The reserves, which were valued at $4.6 billion in March 1997, were worth only $3.4 billion at the end of March this year. In this period, gold prices have dropped from over $400 to $300 per troy ounce.

The last-time India utilised its gold was in 1991, when it pledged confiscated gold with a clutch of international banks to raise $300 million to meet the country's debt-service obligations.

In the second leg, overseen by Manmohan Singh, the government moved 7 per cent - under the RBI Act, 15 per cent of the gold reserves can be invested abroad - of the Reserve Bank of India gold reserves abroad.

In fact, finance minister Yashwant Sinha who had overseen the first-leg of that operation in his stint in government in 1991, strongly defended the decision at a recent seminar organised by the Federation of Indian Chambers of Commerce and Industry (Ficci).

"I say it with a sense of sadness, because then and today nobody stood by me," he said before going on to add, "We would have become a basket case if India had defaulted on her external repayment obligations then".

Officials pointed out that India can at present invest the gold reserves vested with the RBI.

"The process is complicated, but it can be done," they said.
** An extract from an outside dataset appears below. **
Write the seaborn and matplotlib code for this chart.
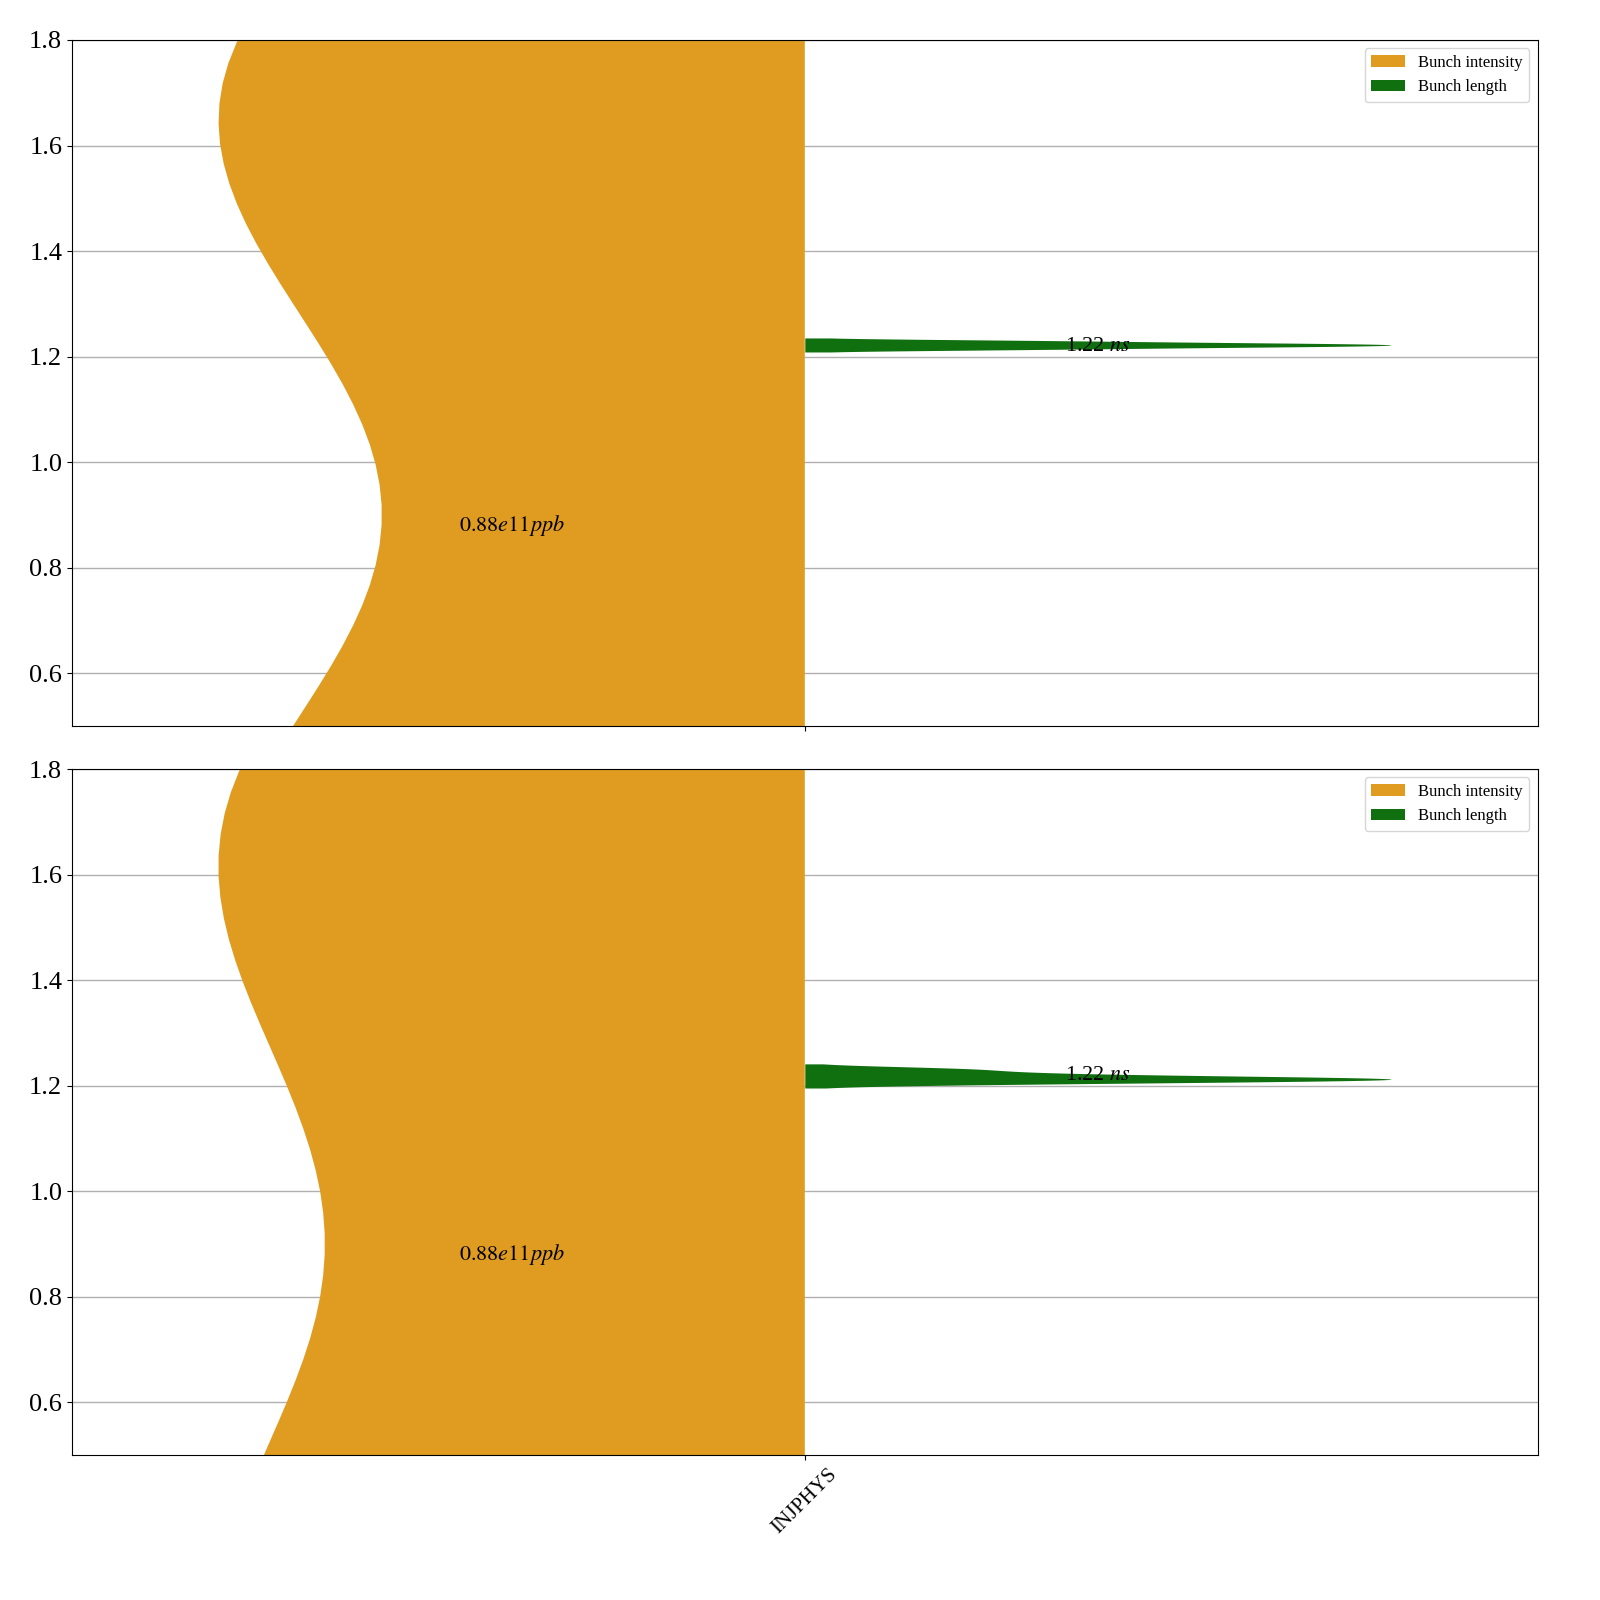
import matplotlib
matplotlib.use("Agg")
import matplotlib.pyplot as plt
import pandas as pd
import seaborn as sns

# values (intensity in 1e11 ppb, length in ns)
modes = ["INJPHYS"]
quantities = ["Bunch intensity", "Bunch length"]
top_intensity = [0.12, 1.68]
top_length = [1.214, 1.218, 1.220, 1.222, 1.224, 1.226, 1.230]
bottom_intensity = [0.12, 1.68]
bottom_length = [1.205, 1.209, 1.211, 1.213, 1.215, 1.218, 1.224, 1.232]
bw_factors = [0.5, 0.54]
intensity_label = r"$0.88e11 ppb$"
length_label = r"1.22 $ns$"
label_y = [0.88, 1.22]

plt.rcParams["font.family"] = "serif"
plt.rcParams["font.serif"] = ["Liberation Serif", "DejaVu Serif"]
plt.rcParams["mathtext.fontset"] = "stix"

fig, axes = plt.subplots(2, 1, figsize=(16, 16), dpi=100, sharex=True)
fig.subplots_adjust(left=0.045, right=0.961, top=0.975, bottom=0.0906, hspace=0.063)

panels = [(top_intensity, top_length), (bottom_intensity, bottom_length)]
for ax, (inten, length), bw in zip(axes, panels, bw_factors):
    df = pd.DataFrame({
        "mode": modes * (len(inten) + len(length)),
        "value": inten + length,
        "quantity": [quantities[0]] * len(inten) + [quantities[1]] * len(length),
    })
    sns.violinplot(data=df, x="mode", y="value", hue="quantity", hue_order=quantities,
                   split=True, inner=None, density_norm="width", bw_method=bw,
                   palette=["orange", "green"], linewidth=0, ax=ax)
    ax.set_ylim(0.5, 1.8)
    ax.set_xlabel("")
    ax.set_ylabel("")
    ax.yaxis.grid(True, color="#b0b0b0", linewidth=1)
    ax.set_axisbelow(True)
    ax.tick_params(axis="y", labelsize=19)
    ax.text(-0.2, label_y[0], intensity_label, ha="center", va="center", fontsize=16)
    ax.text(0.2, label_y[1], length_label, ha="center", va="center", fontsize=16)
    leg = ax.get_legend()
    ax.legend(leg.legend_handles, [t.get_text() for t in leg.get_texts()],
              loc="upper right", fontsize=12)

axes[1].tick_params(axis="x", labelsize=15)
plt.setp(axes[1].get_xticklabels(), rotation=45)

fig.savefig("out.png", dpi=100)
So it is not clear as to whether the government would go in for a recast of the relevant statutes under the RBI Act, to facilitate investment of the reserves.

The Bharatiya Janata Party-led coalition, which is looking to kick-start the economy through substantial investments in infrastructure in the forthcoming union budget, is strapped for want of funds.

In a year, in which economic growth will not pick-up substantially, enhanced revenue receipts would be hard to come by, say officials.

As a result, the government is expected to place greater emphasis on other means of fund raising. This include an accelerated disinvestment programme. Already, in the interim budget the Centre has earmarked the divestment proceeds at the level of Rs 50 billion.